What a strange year 2020 has been so far! Despite the idea that we might have “2020 vision” or that “hindsight is always 2020,” the events that have happened around Covid 19 are unprecedented and have taken most of us by surprise. While some people loved lockdown, this crisis has been a huge challenge for many, financially, economically, and even spiritually. Add to this the race riots and protests going on at the moment in a multitude of Western cities, including debates here in Aotearoa NZ regarding various monuments and place names, and we are indeed living in uncertain times.
Of course, as we look back over history we find that in many ways this has been the “norm” for human beings – stable, predictable, safe periods of life are relatively few and far between. From wars to whooping cough, from political unrest to the plague, human history is riddled with crises. We in the West have perhaps been very blessed up until now in this time period, without truly being aware of it (although Fred Dagg's classic song, “We don't know how lucky we are,” should have been a reminder!). In many ways, especially in the West, we have tended to have an over-inflated sense of control about our lives and about how we operate on this planet as a species. It seems inconceivable that a simple virus can effect our sophisticated societies so radically when we think we have control over so many aspects of nature (from mowing our lawns to cloning sheep), and when we seem to know so much about the universe (from the innermost workings of atoms through to what is going on in galaxies light years away). To be at the mercy of something as basic as a virus seems at odds with our sense of superiority as human beings, especially as Westerners.

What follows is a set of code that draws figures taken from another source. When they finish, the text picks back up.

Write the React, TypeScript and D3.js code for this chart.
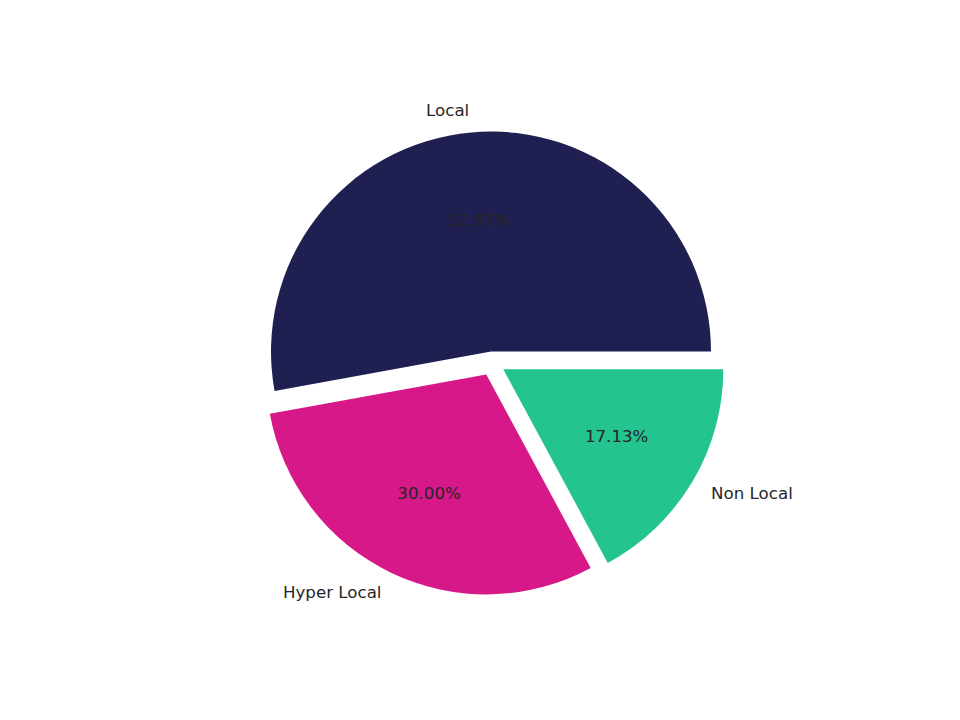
import React from "react";
import * as d3 from "d3";

const categories = ["Local", "Hyper Local", "Non Local"];
const values = [52.87, 30.0, 17.13];
const colors = ["#1f1f52", "#d61888", "#24c491"];
const explode = [0.05, 0.06, 0.06];

export default function App() {
  const width = 960;
  const height = 720;
  const cx = 492;
  const cy = 362.5;
  const r = 220;

  const pie = d3
    .pie<number>()
    .sort(null)
    .value((d) => d)
    .startAngle(Math.PI / 2)
    .endAngle(Math.PI / 2 - 2 * Math.PI);
  const arcs = pie(values);
  const arc = d3.arc<d3.PieArcDatum<number>>().innerRadius(0).outerRadius(r);
  const total = d3.sum(values);
  const textColor = "#262626";

  return (
    <svg
      width={width}
      height={height}
      style={{ position: "absolute", left: 0, top: 0, background: "#fff" }}
      fontFamily="DejaVu Sans, sans-serif"
    >
      {arcs.map((a, i) => {
        const mid = (a.startAngle + a.endAngle) / 2;
        const ux = Math.sin(mid);
        const uy = -Math.cos(mid);
        const ox = cx + ux * explode[i] * r;
        const oy = cy + uy * explode[i] * r;
        const lx = ux * r * 1.1;
        const ly = uy * r * 1.1;
        const px = ux * r * 0.6;
        const py = uy * r * 0.6;
        const pct = ((values[i] / total) * 100).toFixed(2) + "%";
        return (
          <g key={categories[i]} transform={`translate(${ox},${oy})`}>
            <path d={arc(a) || ""} fill={colors[i]} />
            <text
              x={lx}
              y={ly}
              fontSize={16.67}
              fill={textColor}
              textAnchor={lx < 0 ? "end" : "start"}
              dominantBaseline="central"
            >
              {categories[i]}
            </text>
            <text
              x={px}
              y={py}
              fontSize={16.67}
              fill={textColor}
              textAnchor="middle"
              dominantBaseline="central"
            >
              {pct}
            </text>
          </g>
        );
      })}
    </svg>
  );
}
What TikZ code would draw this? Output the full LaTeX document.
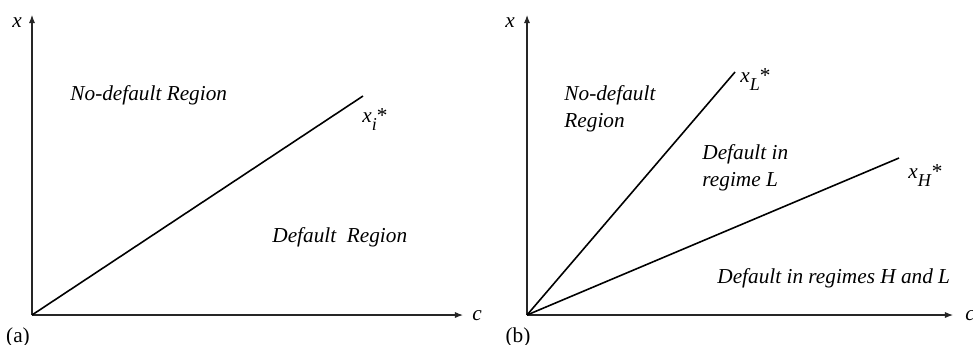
\documentclass[tikz,border=0pt]{standalone}
\usepackage{fontspec}
\setmainfont{Liberation Serif}
\usetikzlibrary{positioning,arrows.meta}

\newcommand{\thresh}[1]{\textit{x}\raisebox{-0.85ex}{\fontsize{8.5}{9}\selectfont\textit{#1}}*}

\begin{document}
\begin{tikzpicture}[x=0.47pt, y=-0.47pt, >={Latex[length=3.8pt,width=2.9pt]},
    axisline/.style={->, line width=0.5pt, black!85},
    cutline/.style={line width=0.75pt},
    regionlbl/.style={font=\itshape\fontsize{10}{12.6}\selectfont, align=left, inner sep=0pt},
    axislbl/.style={font=\itshape, inner sep=0pt}]
  \useasboundingbox (0,0) rectangle (973,344);
  % panel (a)
  \coordinate (oa) at (32,315);
  \coordinate (ya) at (32,15);
  \coordinate (ca) at (463,315);
  \coordinate (ea) at (363,96);
  \draw[axisline] (oa) -- (ya);
  \draw[axisline] (oa) -- (ca);
  \draw[cutline] (oa) -- (ea);
  \node[axislbl, anchor=base west] (xa) at (12,27) {x};
  \node[axislbl, anchor=base west] (cla) at (472,320) {c};
  \node[inner sep=0pt] (pa) at (18,337) {(a)};
  \node[anchor=base west, inner sep=0pt] (ta) at (362,122) {\thresh{i}};
  \node[regionlbl, anchor=base west] (nda) at (70,100) {No-default Region};
  \node[regionlbl, anchor=base west] (dfa) at (272,242) {Default\ \ Region};
  % panel (b)
  \coordinate (ob) at (527,315);
  \coordinate (yb) at (527,15);
  \coordinate (cb) at (953,315);
  \coordinate (eL) at (735,72);
  \coordinate (eH) at (899,158);
  \draw[axisline] (ob) -- (yb);
  \draw[axisline] (ob) -- (cb);
  \draw[cutline] (ob) -- (eL);
  \draw[cutline] (ob) -- (eH);
  \node[axislbl, anchor=base west] (xb) at (505,27) {x};
  \node[axislbl, anchor=base west] (clb) at (965,320) {c};
  \node[inner sep=0pt] (pb) at (518,337) {(b)};
  \node[anchor=base west, inner sep=0pt] (tL) at (740,82) {\thresh{L}};
  \node[anchor=base west, inner sep=0pt] (tH) at (908,178) {\thresh{H}};
  \node[regionlbl, anchor=west] (ndb) at (564,109) {No-default\\Region};
  \node[regionlbl, anchor=west] (dL) at (702,168) {Default in\\regime L};
  \node[regionlbl, anchor=base west] (dHL) at (717,283) {Default in regimes H and L};
\end{tikzpicture}
\end{document}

Crises such as this have often reminded people throughout history that the universe is a potent mix of beauty, order and joy, as well as chaos, injustice, and misery. While we are not as in control of this universe as we would like to think, we are in the hands of a God who created both the sun's beautiful corona and the deadly coronavirus. In the Old Testament, the character Job questions the nature of life, with its inexplicable tragedies, and God responds with questions to Job about both the wildness and the wonder of nature. We also read many Psalms where people questioned God about the injustices they were facing, and even Jesus is said to have quoted Psalm 22 when he was on the cross, asking God why he is being forsaken (Matthew 27.46, Mark 15.34). While there are few answers to the question “Why?” (Jesus himself gets no reply), and questions often lead on to other questions rather than answers, it seems the main thing to remember is that God is with us no matter what we are going through, and is able to strengthen us and give us hope for the future. As St Paul says in his letter to the church in Rome, while they lived under the constant threat of persecution, “I am convinced that neither death, nor life, nor angels, nor rulers, nor things present, nor things to come, nor powers, nor height, nor depth, nor anything else in all creation, will be able to separate us from the love of God in Christ Jesus our Lord” (8.38-39). This includes Covid 19!
We will inevitably have to face challenges and crises in life, as individuals and as a species, but God is with us and loves us, kindness is never cancelled even if our overseas travel has been, and the light and hope of dawn will eventually appear even after the darkest of nights. In all the chaos and uncertainty of life, we can hold onto these things at least!